Suzi and I walked back through the Windmill Paddock where we spotted the Putangitangi family. I could only see one duckling, although Suzi thought she saw two.
Something very bad has happened to the male duck. Between the two stems of those white Parsley Dropwort flowers is a flesh-coloured spot which is the end of the duck's leg bone, where his right foot and the lower leg bone have been torn away from the rest. It was hard to see clearly what might have happened, but his foot was swinging in the breeze as he flew to get away from us.
Another of my insemination failures. I'm beginning to wonder if the semen is alright, since I usually have a better conception rate than this? Bull 106 with heifer 107.
This morning I watched Joe 90 taking an obvious interest in white-faced 660, a heifer he mated three weeks ago. I'm not going to risk him for a second cycle, in case he has a fertility issue, which I'm beginning to suspect.
I went out and pulled bull 116 and a couple of cows out of the PW and brought them down the lane, got Joe 90 out of the paddock, even though he was quite keenly sticking with the hot cow and then gave him the two cows who'd come with the young bull. Once they were up the lane a little, with a rope across the lane to indicate a barrier, I let 116 in through the gate to join the mob Joe 90 had just left, where he promptly started following the hot cow.
It took a bit of thinking to figure out how to effect this swap without too much messing around. If one works with the natural inclinations of the cattle - how they move, their natural curiosity - things usually go quite smoothly. Doing it any other way always leads to frustration.
Joe 90 and his two cows and calves then went to the PW, where I popped them in through the gate at the bottom of the hill and he started clambering up and down the slope, checking his new cows. These are the cull cows, so whether they're pregnant or not doesn't matter too much.
This is sometimes all the indication I see of a mating. The bull will usually spend many hours paying particular attention to an on-heat cow, some of which will be spent quietly grazing near her, until the time is right for mating.

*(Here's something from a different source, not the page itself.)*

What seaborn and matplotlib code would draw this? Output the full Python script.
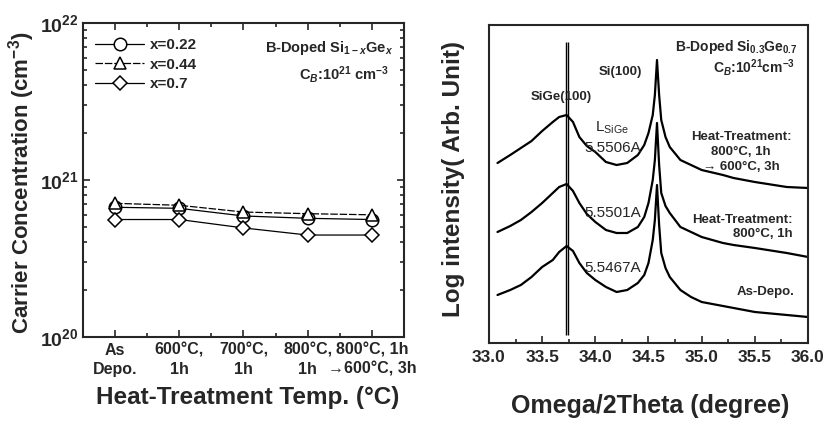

A couple of days later this cow had a lot of bloody mucous around her rear, signifying that ovulation had occurred. Another one I didn't get in calf by AI.
Meg 699 and Gem 698, the mirror identical twins. I know that to most people one black cow looks like any other, but in the case of these two, it's true.
They're still nervous around me, but a couple of days ago Meg 699 was standing amongst some others and I managed to scratch her tail without her getting too much of a fright. She obviously loved the feeling so much she nearly fell over! When I scratch down the back of the top of the tail, a small patch they can't reach easily with their tongues and where ticks consequently gather, they respond with all sorts of funny-looking tongue movements, as if they are licking where I'm scratching. 699's bodily movements were so violent that I kept losing contact with her tail. I haven't been able to get near her again, but that was a good sign that I may be able to tame them yet.
There is definitely only one duckling. The male is sitting around looking miserable. I'm contemplating what to do if I can catch him, because he's being harassed by a swarm of flies wherever he sits, attracted by his rotting detached foot. If he gets so sick that I can catch him, I'll look at cutting what is left of the skin holding the foot on and give him a shot of antibiotic to hopefully help him survive.
As I walked along the fenceline, I heard a Pukeko adult on the other side of the stream and then the answering squawk of a chick. I spoke to the adult bird, as I do, and the chick started moving toward me! In earlier times I might have seen this as a definite sign that I had been chosen by this chick as its preferred foster parent. I took it's picture, stopped talking to it and went on my way.
It is a very new chick, with the fully white bill and the "egg tooth" still on the end. That sharp little point is how the chick makes a hole in the inside of the egg when it is time to hatch. It falls off a couple of days after hatching.